The Israeli official confirmed Assad's assessment.
"The fact that a meeting was to be scheduled for direct talks I think proves that it [the negotiating agenda] was accepted by them and by us," he said.
As its price for peace, Syria wants Israel to return land captured from it in the 1967 Six-Day War. This includes the Golan Heights - a strategic plateau overlooking northern Israel - and small areas of land that adjoin the Sea of Galilee, Israel's main water source.
Direct negotiations in 2000 under then-Prime Minister Ehud Barak broke down over the extent of an Israeli withdrawal. Israel insisted on keeping disputed land around the Sea of Galilee.
The border the Syrians proposed in the Ankara-mediated talks offered Israel more land between the water and the frontier, the Olmert government official said, while refusing to give details.
"There was more space, enough to have an Israeli road between the water and the border line," he said. He said Israel would have accepted this border.
In return for the pullout, the former official said, Israel wanted full peace, open borders, diplomatic and commercial relations with Syria. It also wanted Syria to halt military ties with Iran and its regional proxies, Hezbollah and Hamas.

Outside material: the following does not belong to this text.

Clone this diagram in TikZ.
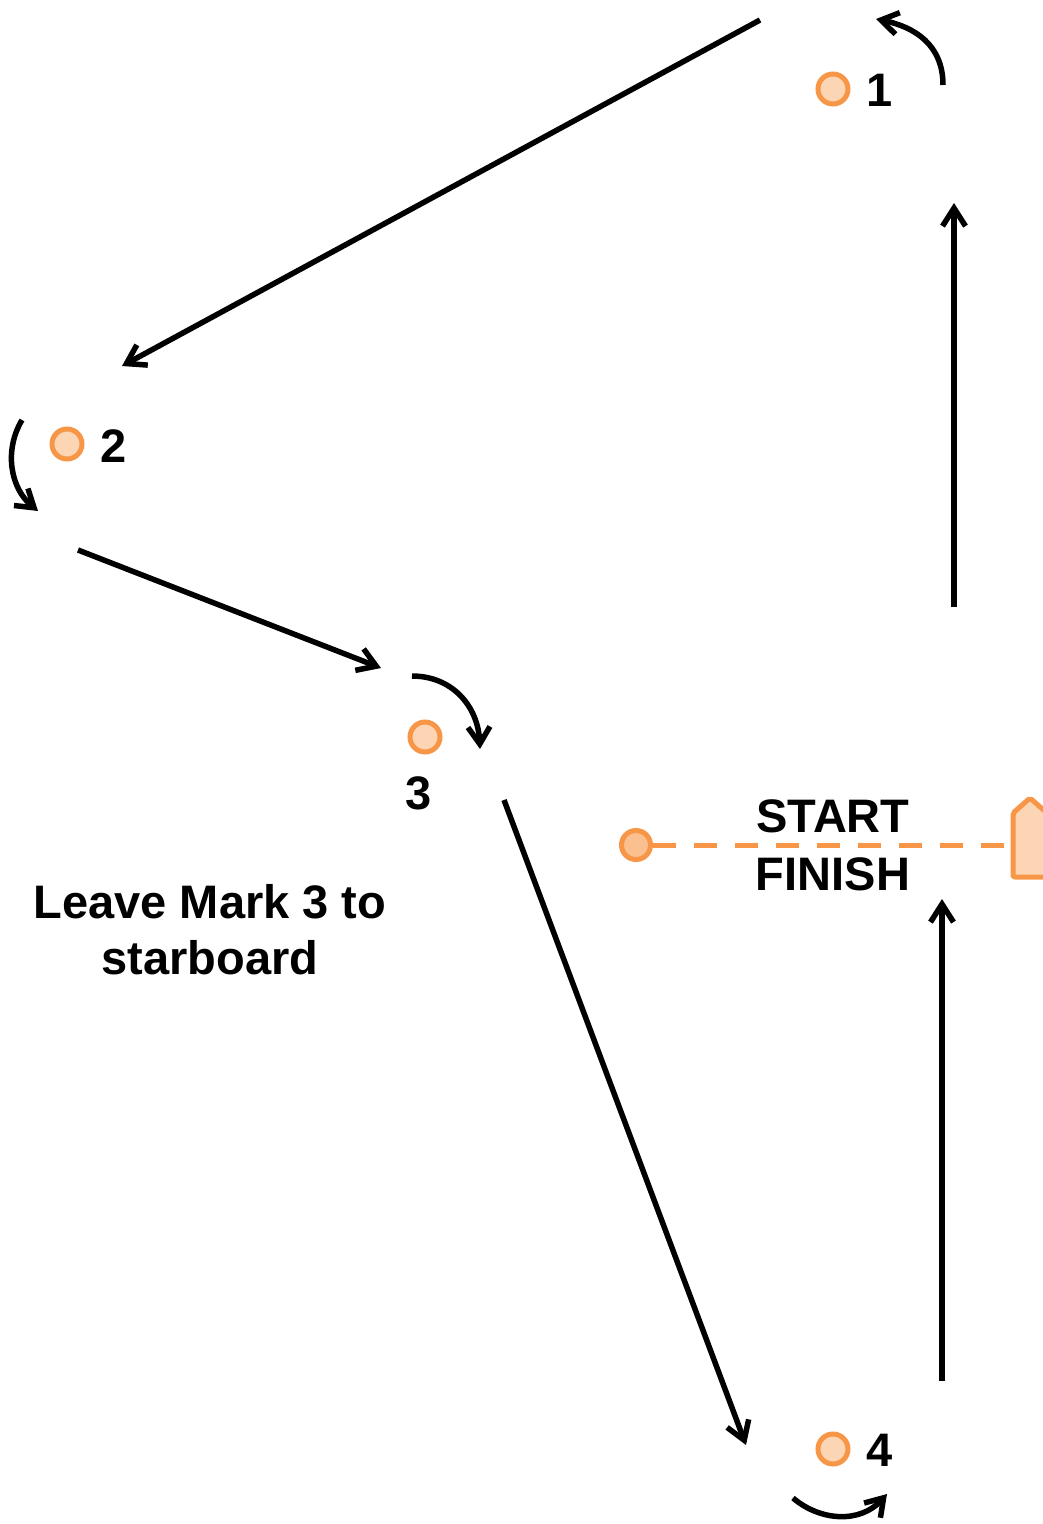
\documentclass[tikz,border=0pt]{standalone}
\usepackage{fontspec}
\setmainfont{Liberation Sans}
\usetikzlibrary{arrows.meta}
\definecolor{mkorange}{HTML}{F79646}
\definecolor{mkfill}{HTML}{FCD5B5}
\definecolor{pinfill}{HTML}{FAC090}
\begin{document}
\begin{tikzpicture}[x=1pt,y=-1pt,
  course/.style={line width=5.5pt,-{Straight Barb[length=18pt,width=23pt,line width=5.5pt]}},
  roundarrow/.style={line width=5.5pt,-{Straight Barb[length=17pt,width=22pt,line width=5.5pt]}},
  markbuoy/.style={circle,draw=mkorange,fill=mkfill,line width=5pt,minimum size=30pt,inner sep=0pt},
  pinbuoy/.style={circle,draw=mkorange,fill=pinfill,line width=5pt,minimum size=29pt,inner sep=0pt},
  lbl/.style={font=\fontsize{47}{56}\selectfont\bfseries,inner sep=0pt,align=center},
  startline/.style={draw=mkorange,line width=5pt,dash pattern=on 23pt off 18pt},
  ]
\useasboundingbox (0,0) rectangle (1043,1524);
\clip (0,0) rectangle (1043,1524);

% marks
\node[markbuoy] (m1) at (833,89) {};
\node[markbuoy] (m2) at (67,444) {};
\node[markbuoy] (m3) at (425,737) {};
\node[markbuoy] (m4) at (833,1449) {};
\node[lbl] (l1) at (880,90) {1};
\node[lbl] (l2) at (114,446) {2};
\node[lbl] (l3) at (419,793) {3};
\node[lbl] (l4) at (880,1450) {4};

% start / finish line
\node[pinbuoy] (pin) at (636,845) {};
\coordinate (boat) at (1013,845);
\draw[startline] (pin.east) -- (boat);
\draw[draw=mkorange,fill=mkfill,line width=5pt,line join=round,rounded corners=2pt]
  (1013,877) -- (1013,813) -- (1030,798) -- (1047,813) -- (1047,877) -- cycle;
\node[lbl] (start) at (833,816) {START};
\node[lbl] (finish) at (833,874) {FINISH};
\node[lbl] (note) at (210,930) {Leave Mark 3 to\\starboard};

% course legs
\coordinate (s1) at (760,20);   \coordinate (e1) at (122,366);
\coordinate (s2) at (78,550);   \coordinate (e2) at (381,668);
\coordinate (s3) at (504,800);  \coordinate (e3) at (746,1445);
\coordinate (s4) at (942,1381); \coordinate (e4) at (942,899);
\coordinate (s5) at (954,607);  \coordinate (e5) at (954,203);
\draw[course] (s1) -- (e1);
\draw[course] (s2) -- (e2);
\draw[course] (s3) -- (e3);
\draw[course] (s4) -- (e4);
\draw[course] (s5) -- (e5);

% roundings
\coordinate (r1s) at (943,85);  \coordinate (r1e) at (876,19);
\coordinate (r2s) at (22,420);  \coordinate (r2e) at (38,511);
\coordinate (r3s) at (412,676); \coordinate (r3e) at (480,749);
\coordinate (r4s) at (793,1498);\coordinate (r4e) at (887,1494);
\draw[roundarrow] (r1s) .. controls (943,45) and (915,27) .. (r1e);
\draw[roundarrow] (r2s) .. controls (4,450) and (10,488) .. (r2e);
\draw[roundarrow] (r3s) .. controls (452,676) and (478,706) .. (r3e);
\draw[roundarrow] (r4s) .. controls (820,1521) and (860,1524) .. (r4e);
\end{tikzpicture}
\end{document}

Israel did not, however, insist that Syria sever its ties with Iran, he said.
These and other points were accepted by both sides as subjects for negotiation, the official said.
In his interview with The Wall Street Journal, Assad said the two sides were very close to defining the reference that would be given to the U.S. and tell them 'this is your means to manage the next negotiation,' the direct negotiations I mean. But it all went in a different way.
Israel's current prime minister, Benjamin Netanyahu, is not known to be conducting official contacts with Syria.
Netanyahu does not consider Turkey, now a strident critic of Israel, to be an honest broker, and recent Israeli legislation makes it tougher to withdraw from the Golan. Syria has denounced the law as proof the Israeli government doesn't want peace.
Many Israelis are reluctant to return the Golan for fear the Syrians could use the strategic plateau to attack Israel. The area has also become a vibrant tourism area.